Currencies do not move in a vacuum; they are driven by capital flows seeking the highest return (yield). The most powerful driver of exchange rates is the difference in interest rates between two countries. Advanced traders track the “Yield Spread” between the 10-Year Government Bonds of two nations (e.g., US 10Y Treasury vs. German 10Y Bund) to predict the direction of the currency pair (EUR/USD). If US yields rise faster than German yields, capital flows into the USD, pushing EUR/USD down.
Pros:
- Leading Indicator: Bond markets often move before the currency market, giving you a predictive edge.
- Fundamental Bias: Helps you avoid trading against the macroeconomic tide.
- Filters Noise: Helps distinguish between a real trend reversal and a fakeout.
Cons:
- Complex: Requires monitoring bond charts (tickers like US10Y, DE10Y) alongside Forex charts.

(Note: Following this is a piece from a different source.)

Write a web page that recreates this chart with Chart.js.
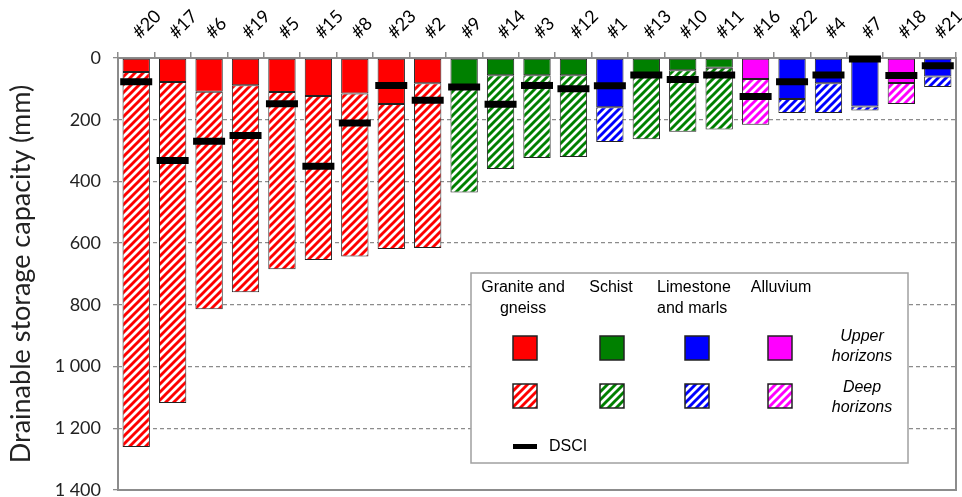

- Decoupling: Occasionally, other factors (war, safe-haven panic) override yield spreads.
How to Use It:
Step 1: Setup Charts. Open TradingView. Use the “Compare” feature or the spread formula. For EUR/USD, type DE10Y – US10Y. This plots the difference between German and US yields.
Step 2: Analyze Correlation. Look at your Yield Spread chart vs. the EUR/USD price chart.
- If the Spread line is moving down (US yields getting stronger vs Germany), EUR/USD should be moving down.
- If the Spread line is moving up, EUR/USD should be moving up.
Step 3: Find Divergence. The trade signal is Divergence.
- If EUR/USD makes a higher high, but the Yield Spread makes a lower high, the currency move is unsupported by fundamentals.
- Action: Short EUR/USD. The “Smart Money” (bond market) is not buying the rally.